Count every line that has the word "Recreate" in it; give no more than the number.

==== Data for processing ====

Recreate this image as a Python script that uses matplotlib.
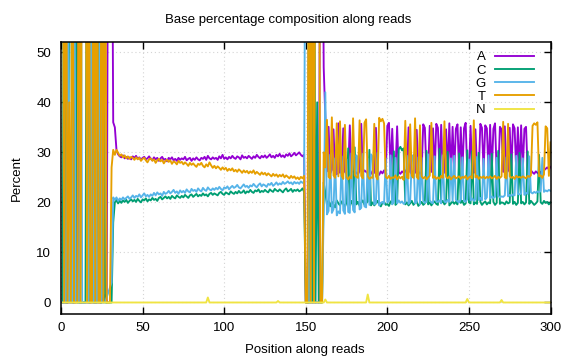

====
==== Data for processing ====

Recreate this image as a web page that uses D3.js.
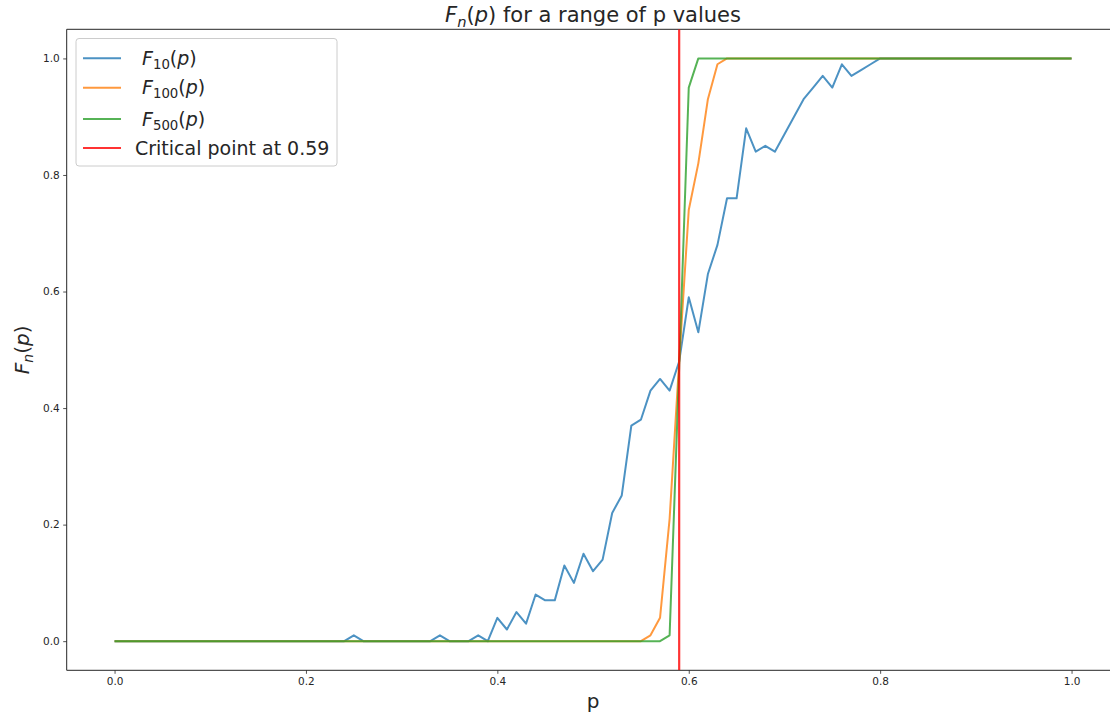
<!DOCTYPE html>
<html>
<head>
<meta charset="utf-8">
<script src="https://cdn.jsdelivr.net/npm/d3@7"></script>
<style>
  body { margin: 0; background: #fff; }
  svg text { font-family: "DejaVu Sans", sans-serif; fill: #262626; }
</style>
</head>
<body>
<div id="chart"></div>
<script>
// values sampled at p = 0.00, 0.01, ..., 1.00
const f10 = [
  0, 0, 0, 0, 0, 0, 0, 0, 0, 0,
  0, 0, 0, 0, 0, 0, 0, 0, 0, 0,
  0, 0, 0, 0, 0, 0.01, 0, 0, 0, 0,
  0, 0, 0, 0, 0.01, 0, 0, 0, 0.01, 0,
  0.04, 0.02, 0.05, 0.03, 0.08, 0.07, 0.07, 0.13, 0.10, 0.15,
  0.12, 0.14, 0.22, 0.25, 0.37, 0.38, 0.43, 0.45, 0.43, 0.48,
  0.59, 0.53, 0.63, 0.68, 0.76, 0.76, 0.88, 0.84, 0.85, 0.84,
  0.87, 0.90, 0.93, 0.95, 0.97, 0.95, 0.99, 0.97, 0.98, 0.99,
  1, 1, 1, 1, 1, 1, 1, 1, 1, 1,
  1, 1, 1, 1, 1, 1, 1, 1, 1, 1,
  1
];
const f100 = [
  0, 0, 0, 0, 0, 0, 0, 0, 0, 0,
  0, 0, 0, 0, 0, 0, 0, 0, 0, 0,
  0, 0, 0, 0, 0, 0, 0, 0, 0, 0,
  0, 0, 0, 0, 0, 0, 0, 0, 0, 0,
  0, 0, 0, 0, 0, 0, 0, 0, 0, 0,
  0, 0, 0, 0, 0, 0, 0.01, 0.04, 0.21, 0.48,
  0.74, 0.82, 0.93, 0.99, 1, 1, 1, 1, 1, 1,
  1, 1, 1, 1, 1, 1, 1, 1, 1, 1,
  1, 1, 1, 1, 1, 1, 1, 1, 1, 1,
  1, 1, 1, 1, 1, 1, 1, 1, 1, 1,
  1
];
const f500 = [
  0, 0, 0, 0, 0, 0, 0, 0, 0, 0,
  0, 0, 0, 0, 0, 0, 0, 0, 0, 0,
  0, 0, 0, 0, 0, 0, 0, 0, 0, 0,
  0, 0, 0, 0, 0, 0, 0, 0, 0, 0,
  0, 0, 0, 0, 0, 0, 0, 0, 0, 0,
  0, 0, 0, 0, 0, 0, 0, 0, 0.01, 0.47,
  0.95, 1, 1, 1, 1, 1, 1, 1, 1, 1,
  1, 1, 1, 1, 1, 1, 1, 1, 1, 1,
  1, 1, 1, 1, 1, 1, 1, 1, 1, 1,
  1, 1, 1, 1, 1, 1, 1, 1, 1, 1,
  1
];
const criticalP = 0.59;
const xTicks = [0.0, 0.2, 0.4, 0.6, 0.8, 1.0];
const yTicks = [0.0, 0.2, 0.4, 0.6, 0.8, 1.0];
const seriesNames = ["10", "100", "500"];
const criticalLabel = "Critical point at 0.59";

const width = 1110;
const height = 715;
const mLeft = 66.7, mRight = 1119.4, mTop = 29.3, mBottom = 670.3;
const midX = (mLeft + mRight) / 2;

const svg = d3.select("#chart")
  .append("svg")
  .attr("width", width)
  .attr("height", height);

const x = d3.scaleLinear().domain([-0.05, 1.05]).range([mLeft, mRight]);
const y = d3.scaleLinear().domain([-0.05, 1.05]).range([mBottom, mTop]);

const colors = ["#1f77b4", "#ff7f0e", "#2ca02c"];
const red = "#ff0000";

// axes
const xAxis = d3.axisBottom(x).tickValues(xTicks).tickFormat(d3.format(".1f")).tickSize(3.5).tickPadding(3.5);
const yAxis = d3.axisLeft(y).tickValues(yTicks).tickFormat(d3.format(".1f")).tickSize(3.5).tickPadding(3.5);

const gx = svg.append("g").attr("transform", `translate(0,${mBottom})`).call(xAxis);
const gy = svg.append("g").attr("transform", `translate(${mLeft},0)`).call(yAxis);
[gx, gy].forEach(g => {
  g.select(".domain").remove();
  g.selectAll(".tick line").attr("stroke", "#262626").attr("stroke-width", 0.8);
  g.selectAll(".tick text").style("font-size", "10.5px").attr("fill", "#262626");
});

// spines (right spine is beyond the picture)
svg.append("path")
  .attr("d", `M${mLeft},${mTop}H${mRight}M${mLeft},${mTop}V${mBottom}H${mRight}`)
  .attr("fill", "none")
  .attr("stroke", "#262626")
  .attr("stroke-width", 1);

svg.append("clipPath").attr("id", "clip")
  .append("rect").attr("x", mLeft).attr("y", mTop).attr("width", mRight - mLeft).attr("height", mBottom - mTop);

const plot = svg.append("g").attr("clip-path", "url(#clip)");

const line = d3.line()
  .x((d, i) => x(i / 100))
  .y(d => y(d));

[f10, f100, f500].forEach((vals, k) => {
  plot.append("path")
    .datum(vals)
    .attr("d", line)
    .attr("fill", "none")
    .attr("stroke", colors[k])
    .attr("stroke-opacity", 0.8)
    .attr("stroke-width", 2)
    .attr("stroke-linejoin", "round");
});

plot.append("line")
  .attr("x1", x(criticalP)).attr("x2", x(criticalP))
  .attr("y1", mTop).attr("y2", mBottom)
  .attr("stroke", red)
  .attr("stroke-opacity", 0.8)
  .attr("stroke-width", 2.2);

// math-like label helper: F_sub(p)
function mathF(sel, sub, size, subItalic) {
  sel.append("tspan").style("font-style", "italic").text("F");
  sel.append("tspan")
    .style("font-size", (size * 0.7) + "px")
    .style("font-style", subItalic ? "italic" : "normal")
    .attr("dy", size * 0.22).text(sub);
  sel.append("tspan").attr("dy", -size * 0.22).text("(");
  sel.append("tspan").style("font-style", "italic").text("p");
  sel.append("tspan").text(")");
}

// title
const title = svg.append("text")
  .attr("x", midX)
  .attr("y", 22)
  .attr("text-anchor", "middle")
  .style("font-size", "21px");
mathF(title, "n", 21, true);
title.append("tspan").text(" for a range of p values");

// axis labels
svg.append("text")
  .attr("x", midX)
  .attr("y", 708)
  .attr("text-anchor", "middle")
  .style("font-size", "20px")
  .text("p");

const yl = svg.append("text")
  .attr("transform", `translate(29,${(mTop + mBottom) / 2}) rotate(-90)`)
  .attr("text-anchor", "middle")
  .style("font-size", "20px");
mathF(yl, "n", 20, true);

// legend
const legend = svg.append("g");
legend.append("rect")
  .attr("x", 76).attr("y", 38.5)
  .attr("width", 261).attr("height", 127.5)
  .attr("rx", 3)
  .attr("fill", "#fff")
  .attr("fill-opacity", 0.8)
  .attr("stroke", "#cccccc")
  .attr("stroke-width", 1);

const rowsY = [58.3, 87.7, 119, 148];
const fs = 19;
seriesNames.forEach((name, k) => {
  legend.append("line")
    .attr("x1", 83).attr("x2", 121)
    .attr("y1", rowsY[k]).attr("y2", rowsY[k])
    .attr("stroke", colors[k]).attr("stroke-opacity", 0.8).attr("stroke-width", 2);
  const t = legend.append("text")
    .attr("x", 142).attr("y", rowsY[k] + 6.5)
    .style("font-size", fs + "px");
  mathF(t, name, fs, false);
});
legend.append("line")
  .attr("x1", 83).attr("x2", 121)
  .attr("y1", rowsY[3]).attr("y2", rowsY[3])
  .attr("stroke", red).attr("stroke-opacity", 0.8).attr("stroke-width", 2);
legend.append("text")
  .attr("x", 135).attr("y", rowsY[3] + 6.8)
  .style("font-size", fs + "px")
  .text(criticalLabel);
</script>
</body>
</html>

====

| Reply to the exercise |
2